Task goal
Extract each line holding the word "this" from the entries.

Task inputs
★ ★ ★ ★ ★

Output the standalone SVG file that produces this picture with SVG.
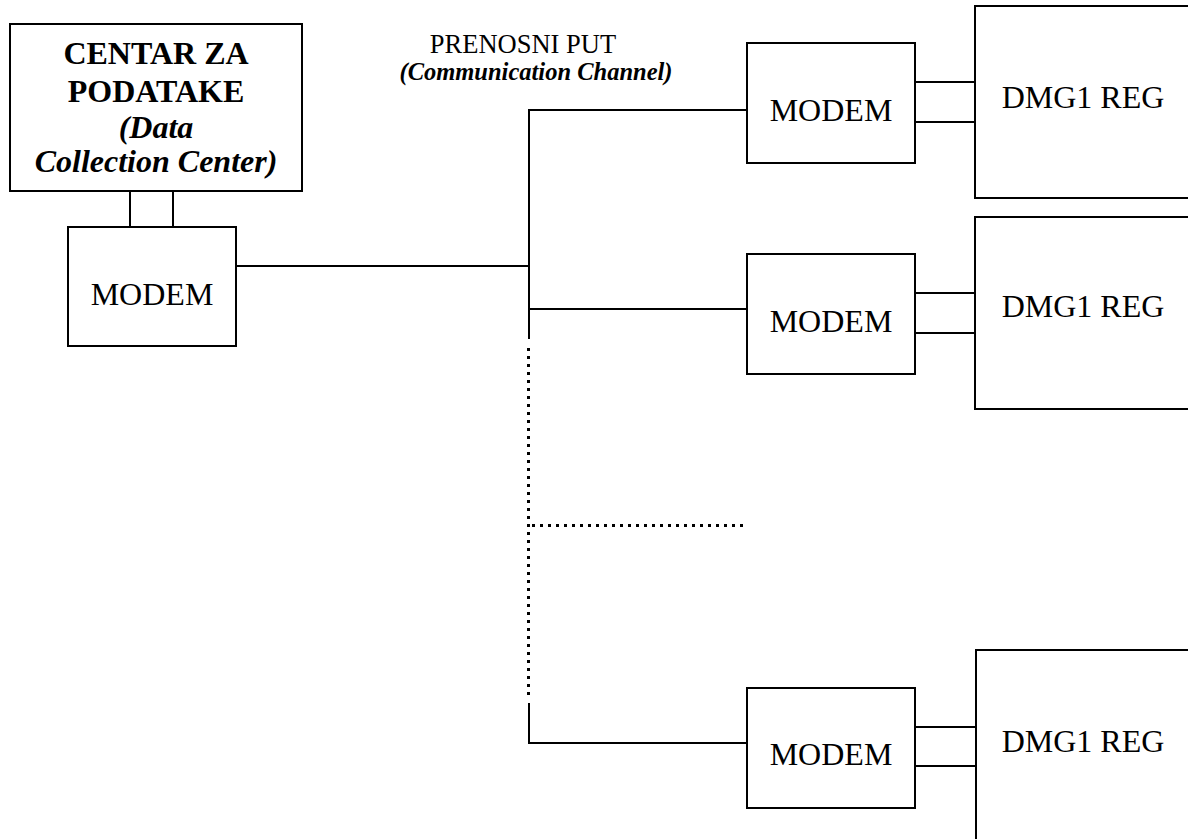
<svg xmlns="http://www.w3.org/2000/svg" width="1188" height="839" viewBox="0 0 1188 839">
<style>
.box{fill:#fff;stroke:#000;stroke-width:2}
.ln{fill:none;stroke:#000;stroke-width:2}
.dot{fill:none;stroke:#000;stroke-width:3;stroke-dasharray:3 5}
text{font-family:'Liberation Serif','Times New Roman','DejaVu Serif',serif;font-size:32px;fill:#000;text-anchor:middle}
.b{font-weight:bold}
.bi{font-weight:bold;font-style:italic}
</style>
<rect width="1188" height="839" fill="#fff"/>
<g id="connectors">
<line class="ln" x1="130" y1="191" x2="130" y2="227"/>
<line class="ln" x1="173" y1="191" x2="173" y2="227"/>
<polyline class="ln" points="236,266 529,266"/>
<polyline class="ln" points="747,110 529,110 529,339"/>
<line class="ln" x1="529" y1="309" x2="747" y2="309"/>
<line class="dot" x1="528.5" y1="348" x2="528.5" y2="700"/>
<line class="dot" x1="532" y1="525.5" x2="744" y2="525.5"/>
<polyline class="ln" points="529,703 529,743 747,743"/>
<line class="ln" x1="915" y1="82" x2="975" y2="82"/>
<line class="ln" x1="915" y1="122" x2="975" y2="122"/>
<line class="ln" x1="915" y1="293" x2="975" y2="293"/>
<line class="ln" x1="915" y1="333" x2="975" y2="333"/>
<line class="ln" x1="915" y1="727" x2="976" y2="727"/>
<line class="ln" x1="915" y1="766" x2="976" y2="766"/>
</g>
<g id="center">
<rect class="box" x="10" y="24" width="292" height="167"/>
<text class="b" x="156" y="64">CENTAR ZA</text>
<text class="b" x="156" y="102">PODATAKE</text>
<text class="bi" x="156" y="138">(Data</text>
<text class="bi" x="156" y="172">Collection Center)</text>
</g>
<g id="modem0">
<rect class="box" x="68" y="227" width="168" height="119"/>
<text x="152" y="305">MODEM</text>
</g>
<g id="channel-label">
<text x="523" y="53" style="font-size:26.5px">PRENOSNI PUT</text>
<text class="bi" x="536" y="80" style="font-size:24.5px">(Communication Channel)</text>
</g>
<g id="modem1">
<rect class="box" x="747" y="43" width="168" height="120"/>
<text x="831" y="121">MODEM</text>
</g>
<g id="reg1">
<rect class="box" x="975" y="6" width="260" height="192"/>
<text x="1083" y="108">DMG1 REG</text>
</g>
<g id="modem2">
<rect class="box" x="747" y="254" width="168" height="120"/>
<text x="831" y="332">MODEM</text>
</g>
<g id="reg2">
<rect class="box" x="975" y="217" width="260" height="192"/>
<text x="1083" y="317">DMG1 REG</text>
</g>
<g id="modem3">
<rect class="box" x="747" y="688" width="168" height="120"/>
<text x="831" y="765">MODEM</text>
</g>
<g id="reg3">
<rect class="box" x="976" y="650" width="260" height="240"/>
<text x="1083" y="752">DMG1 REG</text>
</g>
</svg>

★ ★ ★ ★ ★

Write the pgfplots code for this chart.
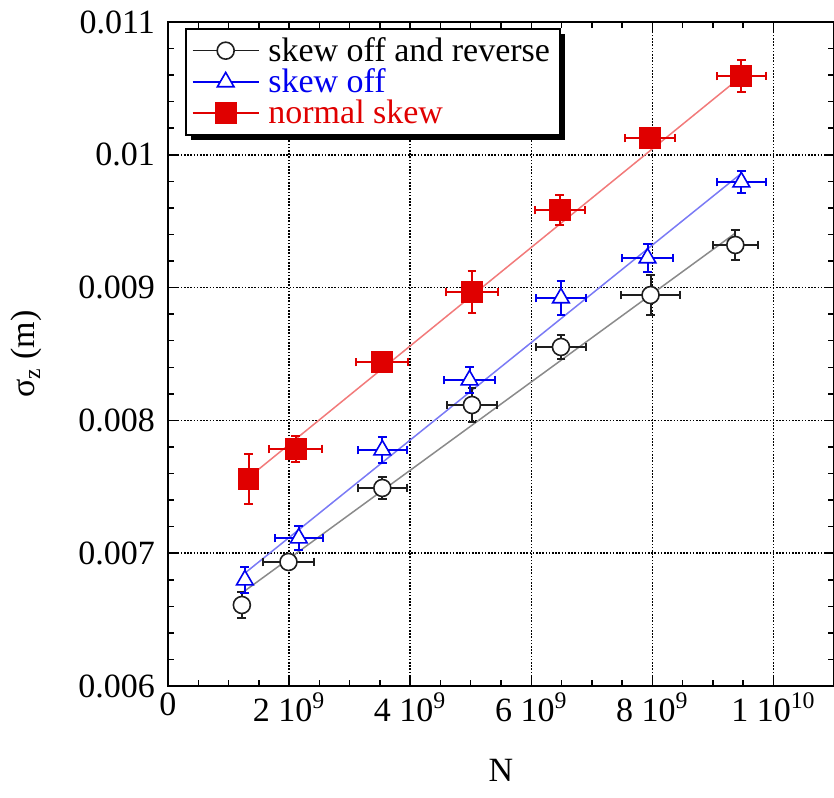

★ ★ ★ ★ ★

Result
Output the standalone SVG file that produces this picture with SVG.
Write the pgfplots code for this chart.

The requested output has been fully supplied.